COLUMN: 'New' refs are superstars after new deal

Head official Gene Staratore reviews a play in the booth in Thursday night's Ravens-Browns game. (Photo Courtesy of multimediaimpre/Flickr)
Head official Gene Staratore reviews a play in the booth in Thursday night's Ravens-Browns game. (Photo Courtesy of multimediaimpre/Flickr)

Referees have always been sport’s whipping boys—the scapegoat one minute and virtually nonexistent the next. However, Thursday night in Baltimore in a game between the Cleveland Browns and the Baltimore Ravens, the referees were treated like royalty. Like Mick Jagger and the Stones running out onto a stadium stage, Gene Staratore and crew were welcomed to thousands of cheers and applause at M&T Bank Stadium. Which calls into question: has there ever been a moment in sports history where a crew of officials was outright applauded BEFORE a game?

After a week that centered around a blown call on Monday Night Football between the Seattle Seahawks and Green Bay Packers, the public outcry for doing away with the replacement officials spread like wildfire. All forms of social media were calling for NFL Commissioner Roger Goodell's head on a spike and you couldn't watch SportsCenter without hearing someone's opinion on the matter. (I literally have seen the play in question AT LEAST 50 times by now.)

However, after much deliberation, Goodell and the NFL Referees Association came to an agreement Wednesday night. Just as the ink from the contract’s signature had dried, murmurings of when the referees would start took to the masses. I know I was dead set on them starting on Sunday, leaving the Thursday Night game to a crew of replacement refs—an end of a short, critical era in NFL history.
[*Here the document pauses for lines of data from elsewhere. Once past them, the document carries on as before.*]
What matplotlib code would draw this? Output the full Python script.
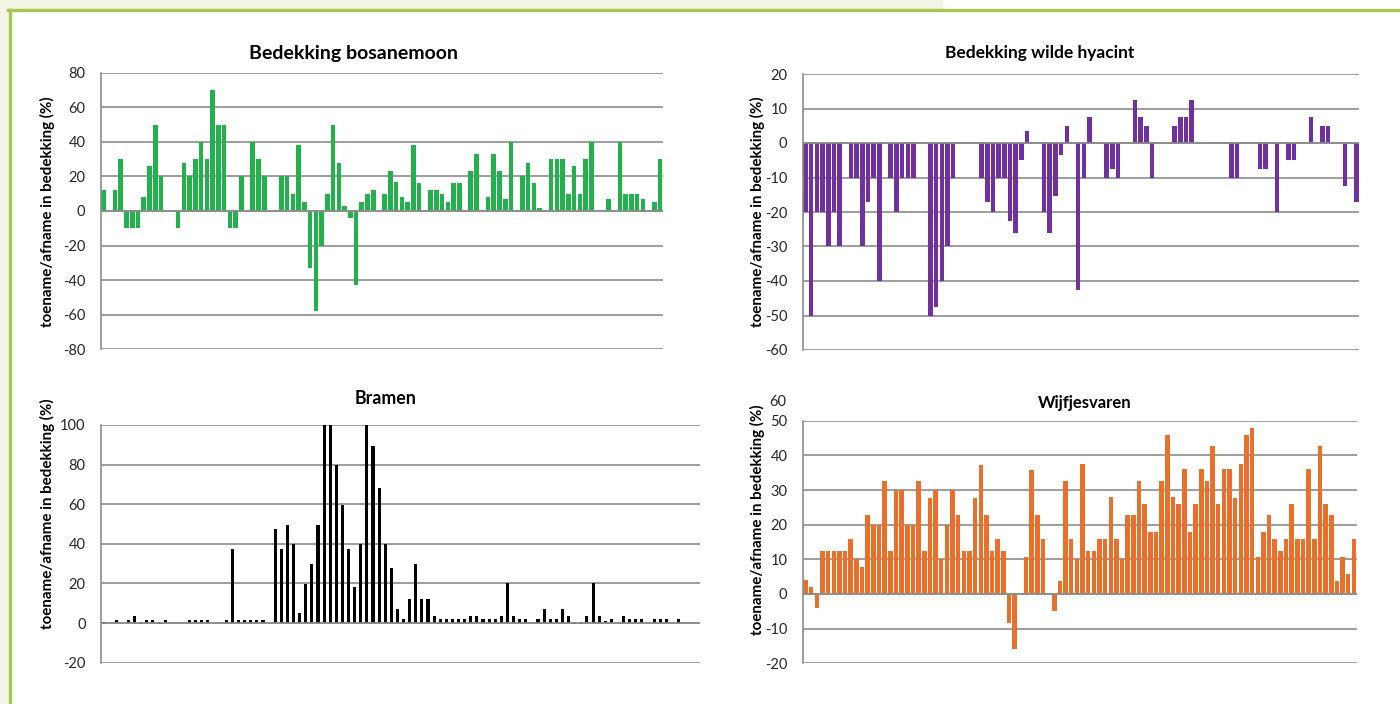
import numpy as np
import matplotlib.pyplot as plt
from matplotlib.patches import Rectangle
from matplotlib.lines import Line2D

plt.rcParams['font.family'] = ['Lato', 'DejaVu Sans']
plt.rcParams['axes.unicode_minus'] = False

W, H = 1400, 704

# change in cover per plot (%), 98 plots
bosanemoon = [12, 0, 12, 30, -10, -10, -10, 8, 26, 50,
              20, 0, 0, -10, 28, 20, 30, 40, 30, 70,
              50, 50, -10, -10, 20, 0, 40, 30, 20, 0,
              0, 20, 20, 10, 38, 5, -33, -58, -20, 10,
              50, 28, 3, -4, -43, 5, 10, 12, 0, 10,
              23, 17, 8, 5, 38, 16, 0, 12, 12, 10,
              5, 16, 16, 0, 23, 33, 0, 8, 33, 23,
              7, 40, 0, 20, 28, 16, 1.5, 0, 30, 30,
              30, 10, 26, 10, 30, 40, 0, 0, 7, 0,
              40, 10, 10, 10, 7, 0, 5, 30]

hyacint = [-20, -50, -20, -20, -30, -20, -30, 0, -10, -10,
           -30, -17, -10, -40, 0, -10, -20, -10, -10, -10,
           0, 0, -50, -47.5, -40, -30, -10, 0, 0, 0,
           0, -10, -17, -20, -10, -10, -22.5, -26, -5, 3.5,
           0, 0, -20, -26, -15.5, -3.5, 5, 0, -42.5, -10,
           7.5, 0, 0, -10, -7.5, -10, 0, 0, 12.5, 7.5,
           5, -10, 0, 0, 0, 5, 7.5, 7.5, 12.5, 0,
           0, 0, 0, 0, 0, -10, -10, 0, 0, 0,
           -7.5, -7.5, 0, -20, 0, -5, -5, 0, 0, 7.5,
           0, 5, 5, 0, 0, -12.5, 0, -17]

bramen = [0.5, 0, 1.7, 0, 1.7, 3.4, -0.5, 1.7, 1.7, -0.5,
          1.7, 0, 0, 0, 1.7, 1.7, 1.7, 1.7, 0, 0,
          1.7, 37.3, 1.7, 1.7, 1.7, 1.7, 1.7, 0, 47.7, 37.3,
          49.4, 40, 5, 19.8, 30, 49.4, 100, 100, 80, 59.7,
          37.3, 18, 40, 100, 89.4, 68, 40, 28, 7, 2,
          12, 30, 12, 12, 3.4, 2, 2, 2, 2, 2,
          3.4, 3.4, 2, 2, 2, 3.4, 20, 3.4, 2, 2,
          0, 2, 7, 2, 2, 7, 3.4, -0.5, -0.5, 3.4,
          20, 3.4, 1, 2, 0, 3.4, 2, 2, 2, 0,
          2, 2, 2, 0, 2, 0, 0, 0]

wijfjesvaren = [4, 2, -4, 12.5, 12.5, 12.5, 12.5, 12.5, 16, 10,
                7.7, 22.8, 20, 20, 32.6, 12.5, 30, 30, 20, 20,
                32.6, 12.5, 27.6, 30, 10, 20, 30, 22.8, 12.5, 12.5,
                27.6, 37.2, 22.8, 12.5, 15.8, 12.5, -8.3, -16, 0, 10.6,
                35.8, 22.8, 15.8, 0, -4.8, 3.8, 32.6, 15.8, 10, 37.4,
                12.5, 12.5, 15.8, 15.8, 28, 15.8, 10, 22.8, 22.8, 32.6,
                26, 18, 18, 32.6, 46, 28, 26, 36, 18, 26,
                36, 32.6, 42.7, 26, 36, 36, 27.6, 37.4, 46, 48,
                10.6, 18, 22.8, 15.8, 12.5, 15.8, 26, 15.8, 15.8, 36,
                15.8, 42.7, 26, 22.8, 3.8, 10.6, 5.8, 15.8]

ylabel = 'toename/afname in bedekking (%)'
grid_col = '#8c8c8c'
frame_col = '#a8c64e'
page_col = '#f2f5e6'


def px(x, y):
    return x / W, 1 - y / H


def make_axes(left, top, right, bottom):
    x0, y1 = px(left, top)
    x1, y0 = px(right, bottom)
    return fig.add_axes([x0, y0, x1 - x0, y1 - y0])


def style(ax, values, color, width, ylim, step):
    x = np.arange(len(values))
    ax.bar(x, values, width=width, color=color, zorder=2, linewidth=0)
    ax.set_xlim(-0.5, len(values) - 0.5)
    ax.set_ylim(*ylim)
    ax.set_yticks(np.arange(ylim[0], ylim[1] + step / 2, step))
    ax.yaxis.grid(True, color=grid_col, linewidth=1.2, zorder=0)
    ax.set_axisbelow(True)
    ax.axhline(0, color=grid_col, linewidth=1.2, zorder=3)
    ax.set_xticks([])
    for side in ['top', 'right', 'bottom']:
        ax.spines[side].set_visible(False)
    ax.spines['left'].set_color(grid_col)
    ax.spines['left'].set_linewidth(1.2)
    ax.tick_params(axis='y', length=0, pad=11, labelsize=10.5, labelcolor='#262626')


fig = plt.figure(figsize=(W / 100, H / 100), dpi=100)

# page background and frame
fig.add_artist(Rectangle(px(0, 8), 942 / W, 8 / H, transform=fig.transFigure,
                         color=page_col, zorder=0))
fig.add_artist(Rectangle((0, 0), 8 / W, 1, transform=fig.transFigure,
                         color=page_col, zorder=0))
fig.add_artist(Line2D([8 / W, 1], [1 - 9.5 / H] * 2, transform=fig.transFigure,
                      color=frame_col, linewidth=2.4))
fig.add_artist(Line2D([9.5 / W] * 2, [0, 1 - 9.5 / H], transform=fig.transFigure,
                      color=frame_col, linewidth=2.4))

ax1 = make_axes(100.7, 72.7, 663, 349.3)
style(ax1, bosanemoon, '#22b14c', 0.8, (-80, 80), 20)

ax2 = make_axes(802.7, 74, 1359.3, 350)
style(ax2, hyacint, '#7030a0', 0.8, (-60, 20), 10)

ax3 = make_axes(101, 425, 700, 662.7)
style(ax3, bramen, '#000000', 0.5, (-20, 100), 20)

ax4 = make_axes(802.7, 420.7, 1356.7, 663.3)
style(ax4, wijfjesvaren, '#e8702a', 0.8, (-20, 50), 10)
# axis maximum label sits above the plot area
ax4.text(-0.0289, 1 + 19 / 242.6, '60', transform=ax4.transAxes, ha='right',
         va='center', fontsize=10.5, color='#262626')

titles = [('Bedekking bosanemoon', 353, 53, 14), ('Bedekking wilde hyacint', 1040, 53, 12.5),
          ('Bramen', 386, 398, 12.8), ('Wijfjesvaren', 1085, 403, 12)]
for text, x, y, size in titles:
    fig.text(*px(x, y), text, ha='center', va='center', fontsize=size,
             fontweight='bold', color='#000000')

for x, y in [(47, 212), (47, 514), (757, 212), (757, 520)]:
    fig.text(*px(x, y), ylabel, ha='center', va='center', rotation=90,
             fontsize=10.9, fontweight='bold', color='#000000')

fig.savefig('out.png', dpi=100, facecolor='white')
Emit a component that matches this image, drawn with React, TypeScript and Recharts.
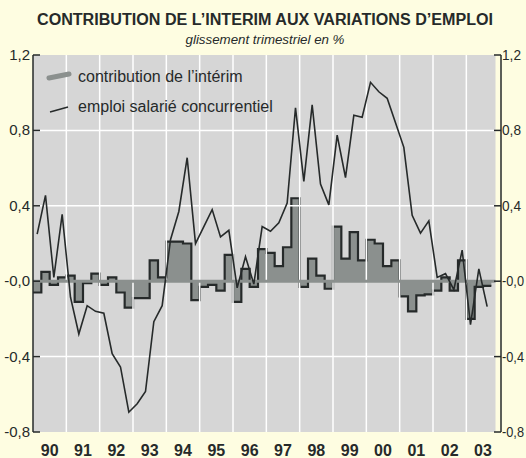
import React from 'react';
import {
  ComposedChart,
  Area,
  Line,
  XAxis,
  YAxis,
  ReferenceLine,
  ReferenceArea,
  Legend,
} from 'recharts';

const C = {
  page: '#fefde1',
  plot: '#d6d6d6',
  grid: '#ffffff',
  fill: '#8b908e',
  ink: '#262a2a',
  font: '"Liberation Sans", Arial, Helvetica, sans-serif',
};

// one label per year, 1990..2003
const years = ['90', '91', '92', '93', '94', '95', '96', '97', '98', '99', '00', '01', '02', '03'];

// quarterly contribution of temp work, 1990Q1..2003Q3
const interim = [
  -0.06, 0.05, -0.02, 0.02, 0.03, -0.11, -0.01, 0.04, -0.02, 0.02, -0.06, -0.14,
  -0.09, -0.09, 0.11, 0.02, 0.21, 0.21, 0.2, -0.1, -0.03, -0.02, -0.05, 0.14,
  -0.11, 0.065, -0.03, 0.17, 0.15, 0.08, 0.18, 0.44, -0.03, 0.12, 0.03, -0.04,
  0.29, 0.12, 0.26, 0.11, 0.22, 0.2, 0.08, 0.11, -0.08, -0.16, -0.075, -0.07,
  -0.05, 0.02, -0.05, 0.11, -0.2, -0.03, -0.025,
];

// quarterly change of private salaried employment
const emploi = [
  0.25, 0.455, 0.02, 0.355, -0.085, -0.28, -0.13, -0.16, -0.17, -0.385, -0.455, -0.695,
  -0.65, -0.585, -0.215, -0.13, 0.22, 0.37, 0.655, 0.2, 0.29, 0.38, 0.235, 0.27,
  -0.035, 0.13, -0.015, 0.29, 0.265, 0.31, 0.415, 0.92, 0.53, 0.935, 0.515, 0.405,
  0.775, 0.55, 0.88, 0.87, 1.055, 1.005, 0.97, 0.84, 0.71, 0.35, 0.255, 0.32,
  0.02, 0.04, -0.045, 0.165, -0.23, 0.065, -0.135,
];

const yTicks = [-0.8, -0.4, 0, 0.4, 0.8, 1.2];
const hGrid = [-0.4, 0.4, 0.8];

// step area: each quarter starts at q, last step closed at the end
const interimData = interim.map((v, i) => ({ q: i, v }));
interimData.push({ q: interim.length, v: interim[interim.length - 1] });
// line points sit mid-quarter
const emploiData = emploi.map((v, i) => ({ q: i + 0.5, v }));

const yearCenters = years.map((_, k) => k * 4 + 2);
const yearBounds = years.slice(1).map((_, k) => (k + 1) * 4);
const plotEnd = 55.5;

const fmt = (v: number) => (v <= 0 ? '-' : '') + Math.abs(v).toFixed(1).replace('.', ',');

const LeftTick = (p: any) => {
  const { x, y, payload } = p;
  return (
    <g>
      <line x1={x + 3} x2={x + 10} y1={y} y2={y} stroke={C.ink} strokeWidth={1.5} />
      <text x={x} y={y} dy={5} textAnchor="end" fontSize={15} fill={C.ink} fontFamily={C.font}>
        {fmt(payload.value)}
      </text>
    </g>
  );
};

// right labels run to the page edge, so they are squeezed a little
const RightTick = (p: any) => {
  const { x, y, payload } = p;
  const label = fmt(payload.value);
  return (
    <g>
      <line x1={x - 3} x2={x - 10} y1={y} y2={y} stroke={C.ink} strokeWidth={1.5} />
      <text x={x - 2} y={y} dy={5} textAnchor="start" fontSize={14} fill={C.ink} fontFamily={C.font}
        textLength={label.length > 3 ? 22 : 19} lengthAdjust="spacingAndGlyphs">
        {label}
      </text>
    </g>
  );
};

const LegendBox = () => (
  <svg width={260} height={62} style={{ display: 'block' }}>
    <path d="M9 18 L29 14" stroke={C.fill} strokeWidth={5} strokeLinecap="round" />
    <text x={38} y={21.5} fontSize={16} fill={C.ink} fontFamily={C.font}>
      contribution de l’intérim
    </text>
    <path d="M10 52 L28 47" stroke={C.ink} strokeWidth={1.6} />
    <text x={38} y={51.5} fontSize={16} fill={C.ink} fontFamily={C.font}>
      emploi salarié concurrentiel
    </text>
  </svg>
);

export default function App() {
  return (
    <div style={{ position: 'absolute', left: 0, top: 0, width: 526, height: 458, background: C.page }}>
      <svg width={526} height={50} style={{ position: 'absolute', left: 0, top: 0 }}>
        <text x={265} y={25} textAnchor="middle" fontSize={16} fontWeight="bold" fill={C.ink}
          fontFamily={C.font} textLength={456} lengthAdjust="spacingAndGlyphs">
          CONTRIBUTION DE L’INTERIM AUX VARIATIONS D’EMPLOI
        </text>
        <text x={265} y={43.5} textAnchor="middle" fontSize={13.3} fontStyle="italic" fill={C.ink} fontFamily={C.font}>
          glissement trimestriel en %
        </text>
      </svg>

      <ComposedChart width={526} height={458} margin={{ top: 55, right: 0, bottom: 0, left: 3 }}>
        <XAxis
          type="number"
          dataKey="q"
          domain={[0, 56.16]}
          ticks={yearCenters}
          tickFormatter={(v: number) => years[(v - 2) / 4]}
          axisLine={false}
          tickLine={false}
          tickSize={0}
          tickMargin={13}
          height={26}
          interval={0}
          tick={{ fontSize: 16, fontWeight: 'bold', fill: C.ink, fontFamily: C.font }}
        />
        <YAxis
          yAxisId="left"
          type="number"
          domain={[-0.8, 1.2]}
          ticks={yTicks}
          width={30}
          tickSize={0}
          tickMargin={3}
          tickLine={false}
          interval={0}
          axisLine={{ stroke: C.ink, strokeWidth: 1.5 }}
          tick={<LeftTick />}
        />
        <YAxis
          yAxisId="right"
          orientation="right"
          type="number"
          domain={[-0.8, 1.2]}
          ticks={yTicks}
          width={25}
          tickSize={0}
          tickMargin={3}
          tickLine={false}
          interval={0}
          axisLine={{ stroke: C.ink, strokeWidth: 1.5 }}
          tick={<RightTick />}
        />

        <ReferenceArea yAxisId="left" x1={0} x2={plotEnd} y1={-0.8} y2={1.2} fill={C.plot} fillOpacity={1} stroke="none" />
        {yearBounds.map((b) => (
          <ReferenceLine key={'v' + b} yAxisId="left" segment={[{ x: b, y: -0.8 }, { x: b, y: 1.2 }]} stroke={C.grid} strokeWidth={1.5} />
        ))}
        {hGrid.map((g) => (
          <ReferenceLine key={'h' + g} yAxisId="left" segment={[{ x: 0, y: g }, { x: plotEnd, y: g }]} stroke={C.grid} strokeWidth={1.5} />
        ))}
        <ReferenceLine yAxisId="left" segment={[{ x: 0, y: 0 }, { x: plotEnd, y: 0 }]} stroke={C.fill} strokeWidth={3} />

        <Area
          yAxisId="left"
          data={interimData}
          dataKey="v"
          type="stepAfter"
          baseValue={0}
          fill={C.fill}
          fillOpacity={1}
          stroke={C.ink}
          strokeWidth={2.2}
          isAnimationActive={false}
        />
        <Line
          yAxisId="right"
          data={emploiData}
          dataKey="v"
          type="linear"
          stroke={C.ink}
          strokeWidth={1.6}
          dot={false}
          isAnimationActive={false}
        />

        <Legend
          layout="vertical"
          align="center"
          verticalAlign="middle"
          wrapperStyle={{ left: 40, top: 60, width: 260, height: 62 }}
          content={() => <LegendBox />}
        />
      </ComposedChart>
    </div>
  );
}
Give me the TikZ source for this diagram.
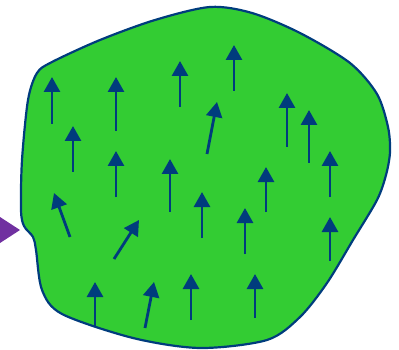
\documentclass[tikz,border=0pt]{standalone}
\usetikzlibrary{arrows.meta}

\definecolor{blobgreen}{RGB}{51,204,51}
\definecolor{fieldblue}{RGB}{0,60,125}
\definecolor{probepurple}{RGB}{112,48,160}

\tikzset{
  blob/.style={fill=blobgreen, draw=fieldblue, line width=2.2pt},
  field arrow/.style={fieldblue, line width=2.8pt,
    -{Triangle[length=15pt,width=16pt]}},
  probe/.style={fill=probepurple, draw=none},
}

\begin{document}
\begin{tikzpicture}[x=1pt,y=-1pt]
  \useasboundingbox (0,0) rectangle (399,350);

  % the magnetised region
  \draw[blob] plot[smooth cycle, tension=0.5] coordinates {
    (210,7) (252,13) (300,33) (350,63) (377,94) (388,127) (390,152)
    (386,175) (377,200) (353,240) (327,283) (300,317) (267,340) (200,348)
    (133,338) (62,314) (42,290) (36,250) (33,237) (24,226) (21,210)
    (22,160) (28,100) (37,73) (52,62) (100,40) (155,20)
  };

  % incoming probe
  \fill[probe] (0,217) -- (20,230) -- (0,243) -- cycle;

  % field lines: tail/tip
  \foreach \tail/\tip in {
      {52,124}/{52,77}, {116,131}/{116,77}, {180,107}/{180,61},
      {234,91}/{234,45}, {207,154}/{217,102}, {287,147}/{287,93},
      {309,163}/{309,110}, {73,172}/{73,126}, {116,197}/{116,151},
      {170,212}/{170,159}, {266,212}/{266,167}, {330,197}/{330,151},
      {70,237}/{54,193}, {114,259}/{139,220}, {202,238}/{202,192},
      {245,254}/{245,208}, {330,261}/{330,217}, {95,327}/{95,282},
      {145,328}/{154,282}, {191,320}/{191,274}, {255,318}/{255,274}}
    \draw[field arrow] (\tail) -- (\tip);
\end{tikzpicture}
\end{document}
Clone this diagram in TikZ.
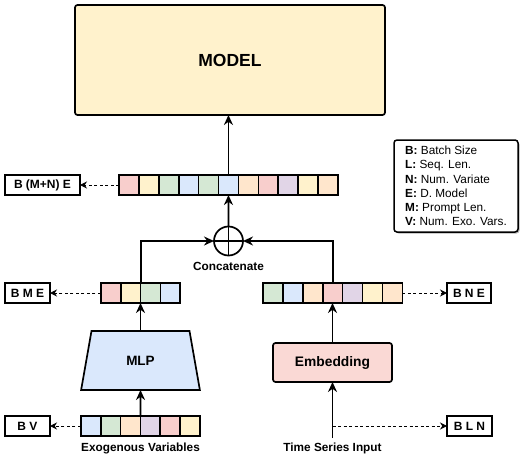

Rather than face any more heat then he had already taken, Goodell begged the referees to start immediately. (Well, at least that’s how I would picture how it went down.)

Referees are supposed to be mere mediators—enforcers of NFL law while being non-objective in all of their decisions. The issues that came about with the replacement officials should never have happened, but it was up to the NFL and the Referees Association to settle their differences for one reason. Not money, not pride and not for personal gain, but to protect the shield of the NFL. To protect the game of football takes priority over all, and, when it was all said and done, both parties came to terms with this important aspect.

No matter the praise the referees received Thursday night and will receive for this Sunday and Monday games, once the first bad call is made, the shower of boos will rain down on the referees’ heads—just how it should be. All normalcies then will, and only then, be restored to the NFL universe.